Num ensaio saído há poucos meses sobre a ‘Qualidade da democracia em Portugal’, assinado por outra investigadora – Conceição Pequito Teixeira –, desenha-se um cenário deveras preocupante a partir dos resultados cruzados de vários inquéritos nacionais. 

Os inquiridos (entre 2008 e 2014) revelam uma forte inclinação por «um Governo de líder forte» (50%) e por um «Governo de especialistas» (67%). 

Ao detetar esta tendência, a investigadora conclui que «o facto de metade da população ter uma atitude favorável relativamente à possibilidade de um Governo de um líder forte, que não preste contas da sua atuação ao Parlamento nem seja responsabilizado através do controlo popular eleitoral, não pode deixar de suscitar legítima apreensão e aturada reflexão». 

Ou seja – como reconhece a investigadora –, o apoio à democracia em Portugal é ‘difuso’, quase meio século volvido sobre o 25 de Abril, contaminado pela aparente simpatia por modelos autocráticos protagonizados por «homens providenciais».  

A histeria à volta do futebol e a tudo que gravita à sua volta, desde as transferências milionárias até às crises e às intrigas de bastidores, constitui um poderoso narcótico que entorpece o interesse pela cultura social e cívica. 

As zaragatas, dentro e fora dos relvados, sobrepõem-se à reflexão urgente sobre os verdadeiros problemas, desde o estado crítico do Serviço Nacional de Saúde aos efeitos da pesada dívida pública (e da comprovada fragilidade do sistema financeiro), passando pela corrupção em larga escala e pela crónica inoperância da Justiça. 

Mas tudo parece irrelevante quando, ao mais alto nível do Estado, se combina e articula um calendário de presenças nos estádios do Mundial – ou diante de ecrãs gigantes, entre os emigrantes ou no Terreiro do Paço –, como se não houvesse limites para a festa.

Este upgrade institucional tem que se lhe diga.

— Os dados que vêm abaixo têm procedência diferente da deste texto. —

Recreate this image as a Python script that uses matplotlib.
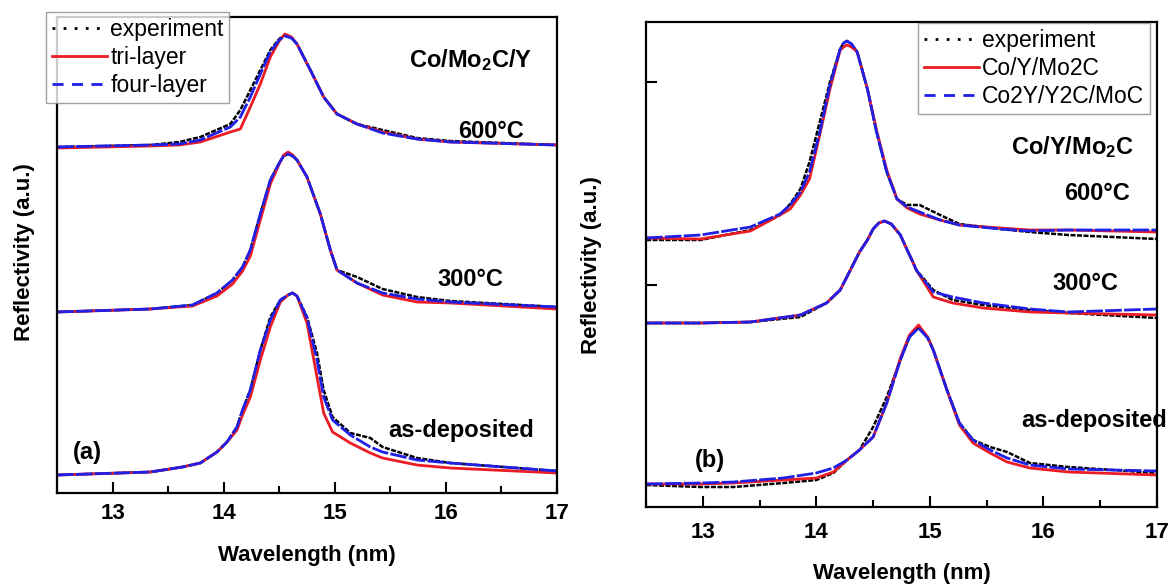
import numpy as np
import matplotlib
matplotlib.use('Agg')
import matplotlib.pyplot as plt
from matplotlib.ticker import MultipleLocator
from matplotlib.lines import Line2D

plt.rcParams['font.family'] = ['Liberation Sans', 'DejaVu Sans']
plt.rcParams['mathtext.fontset'] = 'custom'
plt.rcParams['mathtext.rm'] = 'Liberation Sans:bold'
plt.rcParams['mathtext.it'] = 'Liberation Sans:bold'
plt.rcParams['mathtext.bf'] = 'Liberation Sans:bold'

# %% data, panel (a) Co/Mo2C/Y  (reflectivity in a.u., curves already stacked)
a600_wl  = [12.5, 13.34, 13.6, 13.79, 14.06, 14.15, 14.24, 14.33, 14.42, 14.5, 14.55, 14.61, 14.66, 14.78, 14.9, 15.02, 15.2, 15.43, 15.74, 16.04, 17.0]
a600_exp = [346, 348, 351, 356, 369, 383, 403, 423, 443, 454, 458, 455, 449, 423, 396, 379, 369, 363, 355, 352, 348]
a600_tri = [345, 347, 348, 351, 361, 364, 386, 409, 436, 452, 459, 456, 449, 423, 396, 379, 369, 361, 354, 351, 348]
a600_four = [346, 348, 349, 353, 366, 376, 396, 419, 441, 453, 457, 455, 449, 423, 396, 379, 369, 360, 354, 351, 348]

a300_wl  = [12.5, 13.34, 13.72, 13.94, 14.08, 14.17, 14.24, 14.33, 14.42, 14.5, 14.54, 14.58, 14.62, 14.66, 14.75, 14.87, 14.96, 15.02, 15.2, 15.43, 15.74, 16.04, 17.0]
a300_exp = [181, 184, 188, 200, 213, 226, 243, 279, 313, 330, 337, 339, 337, 333, 316, 279, 243, 223, 216, 204, 196, 192, 186]
a300_tri = [181, 184, 187, 197, 209, 222, 237, 273, 309, 329, 338, 341, 338, 333, 316, 279, 243, 223, 210, 198, 191, 190, 184]
a300_four = [181, 184, 188, 200, 213, 226, 243, 279, 313, 330, 337, 339, 337, 333, 316, 279, 243, 223, 210, 200, 194, 191, 186]

aas_wl  = [12.5, 13.34, 13.63, 13.79, 13.94, 14.03, 14.12, 14.17, 14.24, 14.33, 14.42, 14.51, 14.58, 14.62, 14.66, 14.75, 14.84, 14.9, 14.98, 15.14, 15.32, 15.43, 15.74, 16.04, 17.0]
aas_exp = [18, 21, 26, 30, 41, 51, 66, 83, 103, 143, 176, 193, 198, 200, 197, 176, 140, 103, 76, 60, 55, 46, 35, 30, 22]
aas_tri = [18, 21, 26, 30, 41, 51, 63, 78, 96, 133, 166, 191, 198, 200, 197, 170, 116, 80, 61, 50, 40, 35, 28, 25, 20]
aas_four = [18, 21, 26, 30, 41, 51, 66, 83, 103, 143, 173, 193, 198, 200, 197, 175, 133, 96, 73, 58, 46, 41, 33, 30, 22]

# %% data, panel (b) Co/Y/Mo2C
b600_wl  = [12.5, 12.98, 13.42, 13.68, 13.77, 13.86, 13.94, 14.03, 14.12, 14.21, 14.24, 14.27, 14.31, 14.36, 14.45, 14.53, 14.62, 14.71, 14.8, 14.91, 15.09, 15.26, 15.62, 15.88, 16.22, 17.0]
b600_exp = [267, 267, 277, 292, 303, 318, 345, 385, 425, 458, 464, 466, 463, 455, 418, 375, 335, 308, 302, 302, 292, 283, 278, 275, 272, 268]
b600_tri = [269, 268, 276, 292, 298, 312, 328, 372, 418, 457, 460, 462, 460, 455, 418, 377, 337, 308, 299, 293, 287, 282, 279, 277, 277, 275]
b600_four = [269, 272, 280, 293, 302, 315, 335, 375, 422, 458, 464, 466, 463, 455, 418, 375, 335, 308, 300, 295, 287, 282, 278, 276, 277, 277]

b300_wl  = [12.5, 12.98, 13.42, 13.86, 14.09, 14.21, 14.3, 14.38, 14.45, 14.5, 14.55, 14.6, 14.66, 14.74, 14.8, 14.85, 14.88, 15.03, 15.2, 15.47, 15.88, 16.22, 17.0]
b300_exp = [184, 184, 185, 190, 204, 217, 237, 255, 267, 278, 284, 286, 283, 272, 257, 245, 237, 217, 207, 202, 197, 194, 189]
b300_tri = [184, 184, 185, 192, 204, 217, 237, 255, 267, 278, 284, 286, 283, 272, 257, 245, 237, 210, 204, 199, 195, 194, 192]
b300_four = [184, 184, 185, 192, 204, 217, 237, 255, 267, 278, 284, 286, 283, 272, 257, 245, 237, 215, 210, 204, 198, 195, 198]

bas_wl  = [12.5, 12.98, 13.27, 13.71, 14.0, 14.15, 14.27, 14.38, 14.5, 14.62, 14.74, 14.82, 14.9, 14.98, 15.03, 15.15, 15.26, 15.38, 15.53, 15.68, 15.88, 16.22, 17.0]
bas_exp = [22, 20, 20, 24, 27, 34, 47, 57, 80, 110, 147, 170, 180, 170, 157, 117, 84, 67, 60, 55, 44, 40, 34]
bas_tri = [23, 23, 24, 27, 29, 35, 47, 57, 70, 104, 149, 172, 182, 170, 157, 117, 82, 64, 54, 45, 39, 35, 32]
bas_four = [23, 24, 25, 29, 34, 39, 47, 57, 70, 104, 147, 170, 179, 169, 157, 117, 84, 67, 57, 49, 42, 38, 36]

b_yticks = [222, 425]

labels_a = ['experiment', 'tri-layer', 'four-layer']
labels_b = ['experiment', 'Co/Y/Mo2C', 'Co2Y/Y2C/MoC']

red = '#ec1c24'
blue = '#1f1fe6'

# %% figure
fig = plt.figure(figsize=(11.7, 5.85), dpi=100)
ax1 = fig.add_axes([57/1170, 1-493/585, 500/1170, 476/585])
ax2 = fig.add_axes([646/1170, 1-507/585, 511/1170, 485/585])

# dense measured/simulated curves look nearly solid in the original
def draw(ax, wl, e, t, f):
    ax.plot(wl, e, color='black', lw=1.8, linestyle=(0, (2, 0.6)))
    ax.plot(wl, t, color=red, lw=2.0)
    ax.plot(wl, f, color=blue, lw=2.0, linestyle=(0, (6, 0.8)))

draw(ax1, a600_wl, a600_exp, a600_tri, a600_four)
draw(ax1, a300_wl, a300_exp, a300_tri, a300_four)
draw(ax1, aas_wl, aas_exp, aas_tri, aas_four)

draw(ax2, b600_wl, b600_exp, b600_tri, b600_four)
draw(ax2, b300_wl, b300_exp, b300_tri, b300_four)
draw(ax2, bas_wl, bas_exp, bas_tri, bas_four)

ax1.set_ylim(0, 476)
ax2.set_ylim(0, 485)
for ax in (ax1, ax2):
    ax.set_xlim(12.5, 17)
    ax.xaxis.set_major_locator(MultipleLocator(1))
    ax.xaxis.set_minor_locator(MultipleLocator(0.5))
    ax.tick_params(axis='x', which='major', direction='in', length=8, width=1.5,
                   labelsize=16)
    ax.tick_params(axis='x', which='minor', direction='in', length=5, width=1.5)
    for lbl in ax.get_xticklabels():
        lbl.set_fontweight('bold')
    for s in ax.spines.values():
        s.set_linewidth(1.6)

ax1.tick_params(axis='x', which='major', pad=7)
ax2.tick_params(axis='x', which='major', pad=11)
ax1.set_yticks([])
ax2.set_yticks(b_yticks)
ax2.tick_params(axis='y', direction='in', length=8, width=1.5, labelleft=False)

# legends
def proxies(lab):
    return [Line2D([], [], color='black', lw=2, linestyle=(0, (1, 3)), label=lab[0]),
            Line2D([], [], color=red, lw=2, label=lab[1]),
            Line2D([], [], color=blue, lw=2, linestyle=(0, (4, 3)), label=lab[2])]

legkw = dict(fontsize=16.5, frameon=True, fancybox=False, edgecolor='#888888',
             borderaxespad=0, labelspacing=0.22, handlelength=2.4,
             handletextpad=0.15, borderpad=0.25)
leg1 = fig.legend(handles=proxies(labels_a), loc='upper left',
                  bbox_to_anchor=(46/1170, 1-12/585), **legkw)
leg1.get_frame().set_linewidth(1.0)
leg2 = fig.legend(handles=proxies(labels_b), loc='upper right',
                  bbox_to_anchor=(1150/1170, 1-23/585), **legkw)
leg2.get_frame().set_linewidth(1.0)

# annotations
kw = dict(fontsize=17, fontweight='bold', va='center')
ax1.text(16.78, 433, r'Co/Mo$_2$C/Y', ha='right', **kw)
ax1.text(16.70, 362, '600°C', ha='right', **kw)
ax1.text(16.52, 213, '300°C', ha='right', **kw)
ax1.text(16.79, 63, 'as-deposited', ha='right', **kw)
ax1.text(12.64, 41, '(a)', ha='left', **kw)

ax2.text(16.80, 360, r'Co/Y/Mo$_2$C', ha='right', **kw)
ax2.text(16.76, 314, '600°C', ha='right', **kw)
ax2.text(16.66, 224, '300°C', ha='right', **kw)
ax2.text(17.09, 87, 'as-deposited', ha='right', **kw)
ax2.text(12.93, 47, '(b)', ha='left', **kw)

# axis labels
fig.text(25/1170, 1-252/585, 'Reflectivity (a.u.)', rotation=90, ha='center', va='center',
         fontsize=16, fontweight='bold')
fig.text(592/1170, 1-265/585, 'Reflectivity (a.u.)', rotation=90, ha='center', va='center',
         fontsize=16, fontweight='bold')
fig.text(307/1170, 1-555/585, 'Wavelength (nm)', ha='center', va='center',
         fontsize=16, fontweight='bold')
fig.text(902/1170, 1-573/585, 'Wavelength (nm)', ha='center', va='center',
         fontsize=16, fontweight='bold')

fig.savefig('out.png', dpi=100)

Há dois anos, Mário Centeno apareceu feliz na reunião do Eurogrupo exibindo um cachecol da Seleção campeã.

Desta vez, logo no jogo de estreia com a Espanha, Marcelo Rebelo de Sousa não resistiu também ao cachecol no Terreiro do Paço. Nem ao abraço à mascote do Mundial, na chegada a Moscovo. Excessivo.  

Seria um exercício curioso imaginar o que diria Marcelo, enquanto comentador televisivo que não poupava adversários nem correligionários, se algum Presidente da República que o antecedeu tivesse feito o mesmo, prodigalizando ‘afetos’ e selfies desde a Feira do Livro às Marchas na Avenida.   

Tudo se passa como se não houvesse ameaças no horizonte – a começar pela ‘torneira’ do BCE – e vivêssemos numa economia blindada aos efeitos das ressacas dos vizinhos. 

Portugal transformou-se num estádio, entregue a uma imparável cascata de eventos cujas coreografias são pensadas para serem hipnóticas. Um Estado deprimente, onde se costuram sombras por detrás das luzes.